▶ [Aim of the exercise]: Find the lines with "matplotlib" in them and copy them out.

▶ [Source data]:
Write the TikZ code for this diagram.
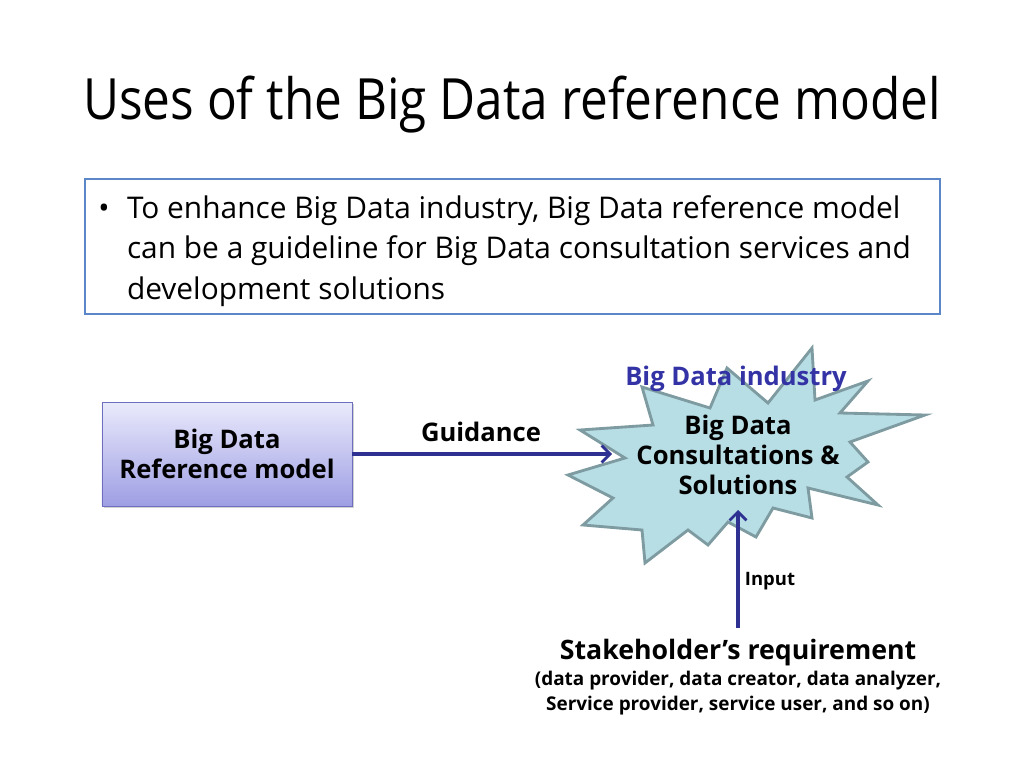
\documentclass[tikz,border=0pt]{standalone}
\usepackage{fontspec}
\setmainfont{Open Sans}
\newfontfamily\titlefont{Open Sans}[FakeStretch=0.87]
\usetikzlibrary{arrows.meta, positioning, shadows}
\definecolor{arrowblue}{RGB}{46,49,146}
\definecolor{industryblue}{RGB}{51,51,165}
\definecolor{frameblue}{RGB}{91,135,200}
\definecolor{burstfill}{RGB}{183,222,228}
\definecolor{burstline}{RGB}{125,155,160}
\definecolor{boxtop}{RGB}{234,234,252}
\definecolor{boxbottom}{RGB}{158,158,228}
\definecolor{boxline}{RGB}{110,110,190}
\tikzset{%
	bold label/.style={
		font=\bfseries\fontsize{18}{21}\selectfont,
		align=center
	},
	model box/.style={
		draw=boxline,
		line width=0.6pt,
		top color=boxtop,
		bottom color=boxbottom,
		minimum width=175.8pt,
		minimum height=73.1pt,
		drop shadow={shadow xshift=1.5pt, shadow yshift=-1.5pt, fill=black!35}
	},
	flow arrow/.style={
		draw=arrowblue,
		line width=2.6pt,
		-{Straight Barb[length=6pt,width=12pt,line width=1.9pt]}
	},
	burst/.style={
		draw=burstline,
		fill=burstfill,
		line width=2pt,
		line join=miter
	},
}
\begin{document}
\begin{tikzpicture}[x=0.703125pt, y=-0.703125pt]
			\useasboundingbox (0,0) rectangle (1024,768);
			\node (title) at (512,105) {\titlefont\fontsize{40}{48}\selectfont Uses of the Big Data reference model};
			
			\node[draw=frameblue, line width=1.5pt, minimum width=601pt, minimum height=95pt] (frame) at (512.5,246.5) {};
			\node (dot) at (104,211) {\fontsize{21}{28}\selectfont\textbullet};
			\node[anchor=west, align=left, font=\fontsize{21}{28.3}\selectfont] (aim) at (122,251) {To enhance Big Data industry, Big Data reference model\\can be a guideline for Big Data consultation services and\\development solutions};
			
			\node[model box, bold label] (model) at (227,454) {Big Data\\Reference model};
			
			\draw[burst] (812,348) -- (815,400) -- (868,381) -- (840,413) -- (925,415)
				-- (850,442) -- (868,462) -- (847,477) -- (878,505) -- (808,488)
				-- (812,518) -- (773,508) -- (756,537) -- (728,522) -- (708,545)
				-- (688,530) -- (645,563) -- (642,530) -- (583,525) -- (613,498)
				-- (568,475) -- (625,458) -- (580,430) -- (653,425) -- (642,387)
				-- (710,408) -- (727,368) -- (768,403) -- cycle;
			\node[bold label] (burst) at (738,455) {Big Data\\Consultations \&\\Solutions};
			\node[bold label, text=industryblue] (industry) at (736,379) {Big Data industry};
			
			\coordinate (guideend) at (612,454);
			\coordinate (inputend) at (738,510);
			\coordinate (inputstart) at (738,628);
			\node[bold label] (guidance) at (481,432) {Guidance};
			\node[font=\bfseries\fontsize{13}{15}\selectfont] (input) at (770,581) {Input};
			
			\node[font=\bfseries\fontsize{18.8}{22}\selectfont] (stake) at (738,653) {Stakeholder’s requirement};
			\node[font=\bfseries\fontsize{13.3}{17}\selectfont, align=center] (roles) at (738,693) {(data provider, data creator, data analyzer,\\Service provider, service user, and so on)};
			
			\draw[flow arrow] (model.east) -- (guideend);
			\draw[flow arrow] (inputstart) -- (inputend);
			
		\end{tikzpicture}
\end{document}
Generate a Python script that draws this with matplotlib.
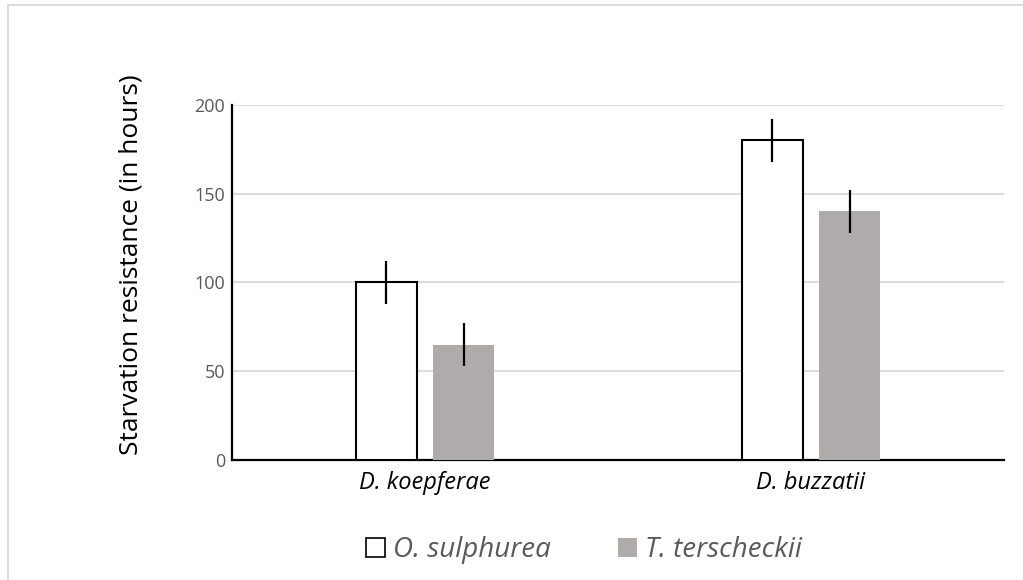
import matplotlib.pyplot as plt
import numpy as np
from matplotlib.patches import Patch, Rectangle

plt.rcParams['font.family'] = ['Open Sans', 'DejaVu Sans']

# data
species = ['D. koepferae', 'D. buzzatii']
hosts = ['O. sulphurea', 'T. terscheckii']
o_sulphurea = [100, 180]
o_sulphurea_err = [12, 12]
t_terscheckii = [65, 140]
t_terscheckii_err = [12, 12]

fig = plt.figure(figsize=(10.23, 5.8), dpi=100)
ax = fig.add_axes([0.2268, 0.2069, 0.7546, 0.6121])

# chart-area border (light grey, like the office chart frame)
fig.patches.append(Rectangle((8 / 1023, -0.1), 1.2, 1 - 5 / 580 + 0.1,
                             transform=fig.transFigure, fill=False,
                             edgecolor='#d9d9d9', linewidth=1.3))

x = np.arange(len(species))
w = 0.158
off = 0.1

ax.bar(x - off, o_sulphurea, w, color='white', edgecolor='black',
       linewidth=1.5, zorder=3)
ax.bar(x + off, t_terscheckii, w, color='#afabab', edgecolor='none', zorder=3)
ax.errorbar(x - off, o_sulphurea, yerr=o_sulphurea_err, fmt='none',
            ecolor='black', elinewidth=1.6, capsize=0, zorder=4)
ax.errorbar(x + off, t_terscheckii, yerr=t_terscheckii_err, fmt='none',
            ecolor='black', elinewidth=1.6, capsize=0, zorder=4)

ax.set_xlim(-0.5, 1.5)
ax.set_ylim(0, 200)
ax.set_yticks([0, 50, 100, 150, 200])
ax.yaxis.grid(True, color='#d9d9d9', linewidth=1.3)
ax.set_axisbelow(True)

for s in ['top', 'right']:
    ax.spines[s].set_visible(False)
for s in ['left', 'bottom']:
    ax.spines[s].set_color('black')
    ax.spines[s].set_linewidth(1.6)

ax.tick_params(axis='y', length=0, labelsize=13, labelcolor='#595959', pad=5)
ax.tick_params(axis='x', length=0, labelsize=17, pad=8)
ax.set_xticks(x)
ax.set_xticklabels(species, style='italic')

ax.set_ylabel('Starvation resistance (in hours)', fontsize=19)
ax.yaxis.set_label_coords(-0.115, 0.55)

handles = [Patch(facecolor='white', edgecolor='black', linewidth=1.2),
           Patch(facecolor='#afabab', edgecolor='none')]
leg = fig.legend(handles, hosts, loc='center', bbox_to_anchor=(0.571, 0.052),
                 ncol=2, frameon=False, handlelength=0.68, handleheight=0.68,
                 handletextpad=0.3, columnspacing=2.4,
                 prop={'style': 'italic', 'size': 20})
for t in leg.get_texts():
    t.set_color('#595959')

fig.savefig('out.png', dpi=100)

▶ [Output of the exercise]:
Generate a Python script that draws this with matplotlib.
import matplotlib.pyplot as plt
from matplotlib.patches import Patch, Rectangle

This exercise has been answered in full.